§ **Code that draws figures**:

********

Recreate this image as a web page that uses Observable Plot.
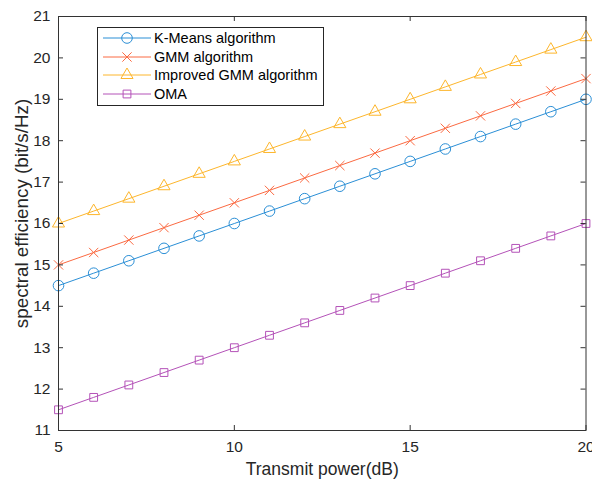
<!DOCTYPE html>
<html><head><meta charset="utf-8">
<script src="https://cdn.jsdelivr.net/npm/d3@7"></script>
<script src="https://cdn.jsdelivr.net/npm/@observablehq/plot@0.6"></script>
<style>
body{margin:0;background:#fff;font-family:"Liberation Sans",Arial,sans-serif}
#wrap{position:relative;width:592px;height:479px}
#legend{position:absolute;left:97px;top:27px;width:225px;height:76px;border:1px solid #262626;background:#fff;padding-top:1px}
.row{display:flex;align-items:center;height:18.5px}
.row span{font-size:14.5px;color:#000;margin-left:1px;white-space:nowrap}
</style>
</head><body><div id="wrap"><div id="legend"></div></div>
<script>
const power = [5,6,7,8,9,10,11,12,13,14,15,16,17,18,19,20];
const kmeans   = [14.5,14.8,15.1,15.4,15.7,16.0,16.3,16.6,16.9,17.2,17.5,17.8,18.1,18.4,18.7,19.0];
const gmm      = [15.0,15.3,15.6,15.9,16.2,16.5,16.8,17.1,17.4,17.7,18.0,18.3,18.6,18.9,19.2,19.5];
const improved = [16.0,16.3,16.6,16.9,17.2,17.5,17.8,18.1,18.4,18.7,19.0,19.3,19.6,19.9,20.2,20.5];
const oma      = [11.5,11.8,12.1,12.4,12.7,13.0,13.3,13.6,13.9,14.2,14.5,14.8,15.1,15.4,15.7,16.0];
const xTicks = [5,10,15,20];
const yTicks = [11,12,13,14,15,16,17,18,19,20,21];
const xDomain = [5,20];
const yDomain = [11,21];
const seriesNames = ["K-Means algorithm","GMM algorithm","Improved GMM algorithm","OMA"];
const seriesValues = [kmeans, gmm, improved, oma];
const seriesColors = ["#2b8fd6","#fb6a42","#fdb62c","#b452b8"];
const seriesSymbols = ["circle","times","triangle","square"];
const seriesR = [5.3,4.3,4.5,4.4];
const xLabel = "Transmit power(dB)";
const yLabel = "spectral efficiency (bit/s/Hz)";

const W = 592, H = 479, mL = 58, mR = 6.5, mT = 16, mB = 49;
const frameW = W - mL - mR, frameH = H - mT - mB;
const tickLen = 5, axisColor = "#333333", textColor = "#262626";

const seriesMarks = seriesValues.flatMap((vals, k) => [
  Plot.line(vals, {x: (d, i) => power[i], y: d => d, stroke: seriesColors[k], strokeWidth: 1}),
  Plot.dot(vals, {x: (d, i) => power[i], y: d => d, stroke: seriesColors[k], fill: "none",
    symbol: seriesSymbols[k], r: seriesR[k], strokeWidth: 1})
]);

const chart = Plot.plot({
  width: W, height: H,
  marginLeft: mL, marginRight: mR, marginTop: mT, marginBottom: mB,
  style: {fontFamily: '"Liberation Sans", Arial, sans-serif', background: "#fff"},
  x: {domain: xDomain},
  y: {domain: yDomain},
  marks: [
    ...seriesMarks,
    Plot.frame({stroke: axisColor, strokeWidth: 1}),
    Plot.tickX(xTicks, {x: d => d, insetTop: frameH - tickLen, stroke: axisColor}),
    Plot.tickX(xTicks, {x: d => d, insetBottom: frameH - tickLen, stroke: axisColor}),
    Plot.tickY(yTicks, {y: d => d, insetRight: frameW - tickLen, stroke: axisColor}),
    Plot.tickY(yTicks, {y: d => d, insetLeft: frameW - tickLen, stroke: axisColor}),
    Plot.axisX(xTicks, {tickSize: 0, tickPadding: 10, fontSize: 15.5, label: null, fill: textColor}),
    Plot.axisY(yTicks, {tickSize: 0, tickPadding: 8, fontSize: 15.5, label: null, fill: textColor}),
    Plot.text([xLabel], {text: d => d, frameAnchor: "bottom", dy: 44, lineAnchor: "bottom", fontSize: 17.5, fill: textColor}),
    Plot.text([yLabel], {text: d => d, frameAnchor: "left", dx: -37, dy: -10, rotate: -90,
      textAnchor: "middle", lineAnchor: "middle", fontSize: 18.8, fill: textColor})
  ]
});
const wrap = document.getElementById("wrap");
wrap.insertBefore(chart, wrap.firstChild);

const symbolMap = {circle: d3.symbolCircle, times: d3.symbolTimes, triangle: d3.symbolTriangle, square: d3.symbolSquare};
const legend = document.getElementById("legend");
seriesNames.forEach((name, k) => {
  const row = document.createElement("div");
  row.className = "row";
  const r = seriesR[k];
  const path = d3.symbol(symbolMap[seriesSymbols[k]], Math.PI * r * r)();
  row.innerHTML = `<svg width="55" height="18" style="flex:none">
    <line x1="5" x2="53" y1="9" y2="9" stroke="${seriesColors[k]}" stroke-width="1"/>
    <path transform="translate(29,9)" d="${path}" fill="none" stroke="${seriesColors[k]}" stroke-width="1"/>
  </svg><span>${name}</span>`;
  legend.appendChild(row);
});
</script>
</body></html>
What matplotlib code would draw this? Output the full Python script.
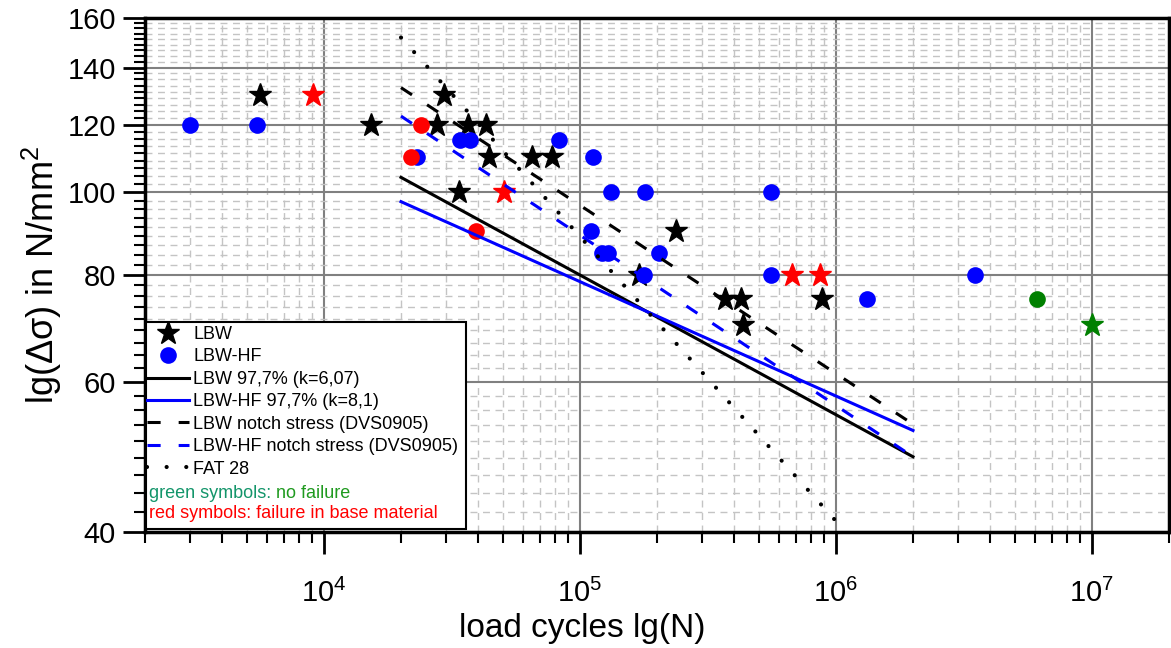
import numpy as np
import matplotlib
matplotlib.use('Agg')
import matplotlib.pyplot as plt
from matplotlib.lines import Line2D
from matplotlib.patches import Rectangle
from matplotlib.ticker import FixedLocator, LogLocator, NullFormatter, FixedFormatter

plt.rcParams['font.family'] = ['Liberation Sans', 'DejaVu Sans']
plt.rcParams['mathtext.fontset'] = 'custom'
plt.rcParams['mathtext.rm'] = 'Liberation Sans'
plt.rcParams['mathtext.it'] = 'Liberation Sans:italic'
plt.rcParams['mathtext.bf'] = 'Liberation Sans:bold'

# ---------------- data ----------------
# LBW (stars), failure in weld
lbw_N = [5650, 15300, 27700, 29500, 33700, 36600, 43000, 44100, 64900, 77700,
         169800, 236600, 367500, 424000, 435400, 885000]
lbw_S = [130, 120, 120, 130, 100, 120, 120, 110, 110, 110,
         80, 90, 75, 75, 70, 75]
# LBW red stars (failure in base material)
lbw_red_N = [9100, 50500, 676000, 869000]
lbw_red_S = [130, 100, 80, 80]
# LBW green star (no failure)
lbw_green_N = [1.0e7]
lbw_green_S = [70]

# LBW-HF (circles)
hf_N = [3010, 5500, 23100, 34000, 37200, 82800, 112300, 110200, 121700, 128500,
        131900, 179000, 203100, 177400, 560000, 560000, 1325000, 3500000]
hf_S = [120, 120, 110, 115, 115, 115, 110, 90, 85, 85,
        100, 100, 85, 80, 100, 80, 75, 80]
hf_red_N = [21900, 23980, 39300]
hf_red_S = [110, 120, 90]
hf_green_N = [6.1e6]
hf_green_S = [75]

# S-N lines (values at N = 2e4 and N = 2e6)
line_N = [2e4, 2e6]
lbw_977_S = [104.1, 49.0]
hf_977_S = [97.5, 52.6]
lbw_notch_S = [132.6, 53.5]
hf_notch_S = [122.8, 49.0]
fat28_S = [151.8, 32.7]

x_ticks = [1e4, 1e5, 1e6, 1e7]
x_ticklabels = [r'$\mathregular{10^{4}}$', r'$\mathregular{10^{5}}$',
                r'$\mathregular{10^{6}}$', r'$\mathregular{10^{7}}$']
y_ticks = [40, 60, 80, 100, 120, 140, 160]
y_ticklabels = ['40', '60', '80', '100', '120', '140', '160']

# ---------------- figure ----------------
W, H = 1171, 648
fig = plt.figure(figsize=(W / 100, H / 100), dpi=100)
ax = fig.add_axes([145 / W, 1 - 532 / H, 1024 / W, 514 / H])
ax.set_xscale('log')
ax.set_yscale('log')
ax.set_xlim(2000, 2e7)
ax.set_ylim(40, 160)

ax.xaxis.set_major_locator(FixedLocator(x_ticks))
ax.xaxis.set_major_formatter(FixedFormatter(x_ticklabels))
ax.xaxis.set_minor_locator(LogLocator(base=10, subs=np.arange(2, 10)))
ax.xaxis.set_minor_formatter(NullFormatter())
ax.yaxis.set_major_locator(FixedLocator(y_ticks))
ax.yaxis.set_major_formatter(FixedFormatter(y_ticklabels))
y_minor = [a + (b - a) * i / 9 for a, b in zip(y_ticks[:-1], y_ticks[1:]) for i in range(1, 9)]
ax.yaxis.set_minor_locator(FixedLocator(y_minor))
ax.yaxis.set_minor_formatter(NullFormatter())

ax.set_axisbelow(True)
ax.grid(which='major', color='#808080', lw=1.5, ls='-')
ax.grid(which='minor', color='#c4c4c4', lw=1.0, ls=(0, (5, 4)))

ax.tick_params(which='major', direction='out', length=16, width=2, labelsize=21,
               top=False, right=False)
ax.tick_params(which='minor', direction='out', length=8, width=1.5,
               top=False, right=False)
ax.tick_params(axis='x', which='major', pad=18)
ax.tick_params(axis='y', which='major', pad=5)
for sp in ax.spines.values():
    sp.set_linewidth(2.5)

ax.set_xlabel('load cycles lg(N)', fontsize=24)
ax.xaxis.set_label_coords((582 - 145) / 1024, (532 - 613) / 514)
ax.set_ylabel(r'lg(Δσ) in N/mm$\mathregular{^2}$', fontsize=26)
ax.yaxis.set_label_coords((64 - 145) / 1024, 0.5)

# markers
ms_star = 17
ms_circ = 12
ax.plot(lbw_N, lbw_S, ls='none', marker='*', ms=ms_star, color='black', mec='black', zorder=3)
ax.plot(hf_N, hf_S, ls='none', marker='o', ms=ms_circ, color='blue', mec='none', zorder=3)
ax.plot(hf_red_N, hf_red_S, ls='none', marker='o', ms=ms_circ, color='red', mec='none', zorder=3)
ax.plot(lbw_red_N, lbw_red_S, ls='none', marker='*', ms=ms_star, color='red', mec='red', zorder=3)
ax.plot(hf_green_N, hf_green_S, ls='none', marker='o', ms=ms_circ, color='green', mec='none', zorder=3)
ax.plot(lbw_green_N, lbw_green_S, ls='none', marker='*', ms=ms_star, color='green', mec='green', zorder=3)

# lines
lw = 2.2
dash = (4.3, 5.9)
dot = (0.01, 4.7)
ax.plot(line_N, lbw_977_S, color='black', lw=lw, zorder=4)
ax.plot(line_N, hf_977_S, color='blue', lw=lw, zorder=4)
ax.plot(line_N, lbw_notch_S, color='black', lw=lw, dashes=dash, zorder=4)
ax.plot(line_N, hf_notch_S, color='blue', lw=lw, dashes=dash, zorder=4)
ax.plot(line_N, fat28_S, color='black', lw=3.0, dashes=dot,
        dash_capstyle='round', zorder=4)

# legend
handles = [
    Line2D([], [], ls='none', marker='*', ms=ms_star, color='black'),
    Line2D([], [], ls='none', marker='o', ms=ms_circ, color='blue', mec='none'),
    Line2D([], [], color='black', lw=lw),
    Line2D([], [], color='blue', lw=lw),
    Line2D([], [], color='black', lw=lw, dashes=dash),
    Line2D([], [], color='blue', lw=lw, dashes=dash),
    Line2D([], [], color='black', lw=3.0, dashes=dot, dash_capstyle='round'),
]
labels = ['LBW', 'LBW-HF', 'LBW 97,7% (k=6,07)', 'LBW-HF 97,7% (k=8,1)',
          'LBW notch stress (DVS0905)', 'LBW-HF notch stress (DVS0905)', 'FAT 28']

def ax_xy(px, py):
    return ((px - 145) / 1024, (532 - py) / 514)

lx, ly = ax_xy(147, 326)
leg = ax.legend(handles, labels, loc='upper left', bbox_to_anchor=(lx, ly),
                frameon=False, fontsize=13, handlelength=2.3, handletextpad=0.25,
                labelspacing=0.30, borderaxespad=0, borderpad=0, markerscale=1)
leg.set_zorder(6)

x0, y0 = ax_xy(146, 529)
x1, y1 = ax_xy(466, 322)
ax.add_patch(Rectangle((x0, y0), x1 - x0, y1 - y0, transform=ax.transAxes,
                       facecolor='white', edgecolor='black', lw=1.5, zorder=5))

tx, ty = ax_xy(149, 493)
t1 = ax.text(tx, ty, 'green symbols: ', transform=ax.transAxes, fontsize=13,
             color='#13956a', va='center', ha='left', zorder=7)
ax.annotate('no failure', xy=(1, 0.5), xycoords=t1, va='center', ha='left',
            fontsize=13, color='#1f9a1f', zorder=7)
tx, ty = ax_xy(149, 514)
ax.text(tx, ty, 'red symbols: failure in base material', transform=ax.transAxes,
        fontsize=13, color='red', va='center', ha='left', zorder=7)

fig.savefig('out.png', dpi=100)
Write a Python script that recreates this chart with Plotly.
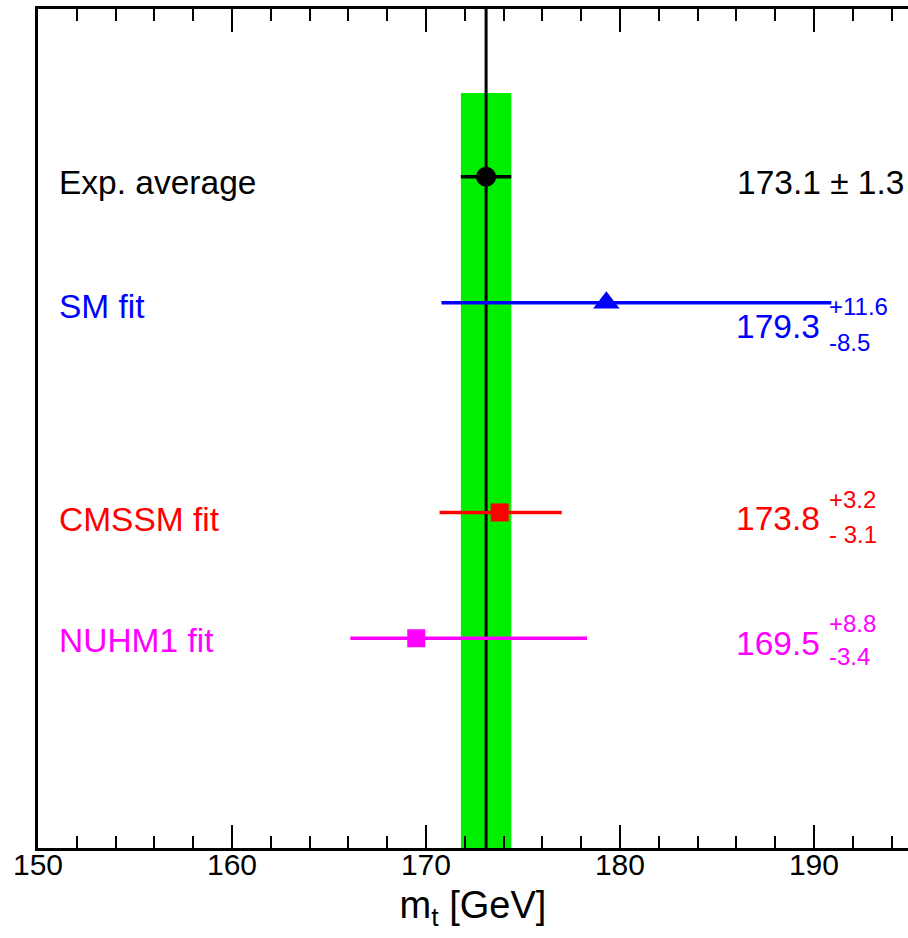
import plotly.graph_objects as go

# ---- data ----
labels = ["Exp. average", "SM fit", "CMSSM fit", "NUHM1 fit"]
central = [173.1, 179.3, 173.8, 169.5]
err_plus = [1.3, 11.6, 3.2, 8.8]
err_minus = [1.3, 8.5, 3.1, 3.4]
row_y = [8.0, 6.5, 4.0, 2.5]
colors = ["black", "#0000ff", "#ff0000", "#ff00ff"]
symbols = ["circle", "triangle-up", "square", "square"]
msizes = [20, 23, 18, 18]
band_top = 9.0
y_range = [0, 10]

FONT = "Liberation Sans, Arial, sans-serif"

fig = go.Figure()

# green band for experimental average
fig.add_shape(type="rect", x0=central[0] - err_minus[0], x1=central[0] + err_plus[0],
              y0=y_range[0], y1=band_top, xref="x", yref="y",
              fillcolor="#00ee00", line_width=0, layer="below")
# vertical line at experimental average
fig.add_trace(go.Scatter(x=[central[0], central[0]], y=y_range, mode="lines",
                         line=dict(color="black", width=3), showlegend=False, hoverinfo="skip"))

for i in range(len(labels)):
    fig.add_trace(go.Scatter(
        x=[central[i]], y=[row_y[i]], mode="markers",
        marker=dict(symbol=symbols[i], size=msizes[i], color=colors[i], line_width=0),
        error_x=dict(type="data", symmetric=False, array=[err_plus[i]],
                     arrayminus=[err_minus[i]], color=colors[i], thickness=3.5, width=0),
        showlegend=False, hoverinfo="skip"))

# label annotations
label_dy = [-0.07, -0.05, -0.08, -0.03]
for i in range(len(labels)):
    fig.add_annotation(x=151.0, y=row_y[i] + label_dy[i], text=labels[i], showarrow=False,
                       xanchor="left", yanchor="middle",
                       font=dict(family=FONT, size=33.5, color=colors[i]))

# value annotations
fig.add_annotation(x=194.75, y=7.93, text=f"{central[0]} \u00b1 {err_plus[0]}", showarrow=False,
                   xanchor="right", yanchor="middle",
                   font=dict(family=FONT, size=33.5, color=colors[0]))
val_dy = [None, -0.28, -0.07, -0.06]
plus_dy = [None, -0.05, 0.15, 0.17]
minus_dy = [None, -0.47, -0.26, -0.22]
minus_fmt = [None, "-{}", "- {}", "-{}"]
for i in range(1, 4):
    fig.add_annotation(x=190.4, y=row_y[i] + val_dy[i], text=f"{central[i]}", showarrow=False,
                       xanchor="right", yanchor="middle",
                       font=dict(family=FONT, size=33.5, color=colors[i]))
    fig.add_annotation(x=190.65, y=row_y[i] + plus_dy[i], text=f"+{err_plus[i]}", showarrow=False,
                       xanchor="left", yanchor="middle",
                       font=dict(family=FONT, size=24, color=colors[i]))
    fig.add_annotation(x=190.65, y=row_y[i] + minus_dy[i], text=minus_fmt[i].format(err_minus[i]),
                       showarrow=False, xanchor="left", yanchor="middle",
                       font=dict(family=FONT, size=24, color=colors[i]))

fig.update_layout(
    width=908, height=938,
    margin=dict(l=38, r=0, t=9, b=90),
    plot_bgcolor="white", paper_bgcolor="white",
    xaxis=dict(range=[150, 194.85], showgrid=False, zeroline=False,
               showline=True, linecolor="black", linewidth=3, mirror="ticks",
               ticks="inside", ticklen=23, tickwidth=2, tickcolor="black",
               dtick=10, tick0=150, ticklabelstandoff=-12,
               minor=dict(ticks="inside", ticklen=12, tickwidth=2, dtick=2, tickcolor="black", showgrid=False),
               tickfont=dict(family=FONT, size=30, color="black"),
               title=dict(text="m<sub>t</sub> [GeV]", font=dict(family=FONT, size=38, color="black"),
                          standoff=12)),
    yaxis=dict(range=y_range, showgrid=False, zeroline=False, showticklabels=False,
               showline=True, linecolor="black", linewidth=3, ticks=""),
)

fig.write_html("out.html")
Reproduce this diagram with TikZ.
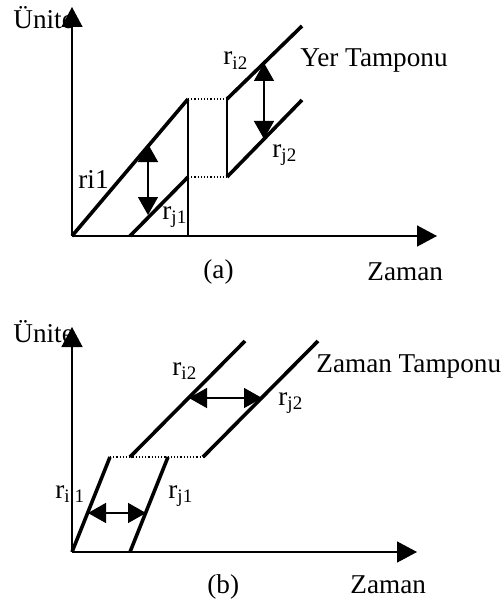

********

§ **To be done**: Write out the lines from the one containing "What matplotlib code" down to the one containing "lbw_green_S = [70]", both included, exactly as they appear. Leave out any pictures.

§ **Exercise response**:
What matplotlib code would draw this? Output the full Python script.
import numpy as np
import matplotlib
matplotlib.use('Agg')
import matplotlib.pyplot as plt
from matplotlib.lines import Line2D
from matplotlib.patches import Rectangle
from matplotlib.ticker import FixedLocator, LogLocator, NullFormatter, FixedFormatter

plt.rcParams['font.family'] = ['Liberation Sans', 'DejaVu Sans']
plt.rcParams['mathtext.fontset'] = 'custom'
plt.rcParams['mathtext.rm'] = 'Liberation Sans'
plt.rcParams['mathtext.it'] = 'Liberation Sans:italic'
plt.rcParams['mathtext.bf'] = 'Liberation Sans:bold'

# ---------------- data ----------------
# LBW (stars), failure in weld
lbw_N = [5650, 15300, 27700, 29500, 33700, 36600, 43000, 44100, 64900, 77700,
         169800, 236600, 367500, 424000, 435400, 885000]
lbw_S = [130, 120, 120, 130, 100, 120, 120, 110, 110, 110,
         80, 90, 75, 75, 70, 75]
# LBW red stars (failure in base material)
lbw_red_N = [9100, 50500, 676000, 869000]
lbw_red_S = [130, 100, 80, 80]
# LBW green star (no failure)
lbw_green_N = [1.0e7]
lbw_green_S = [70]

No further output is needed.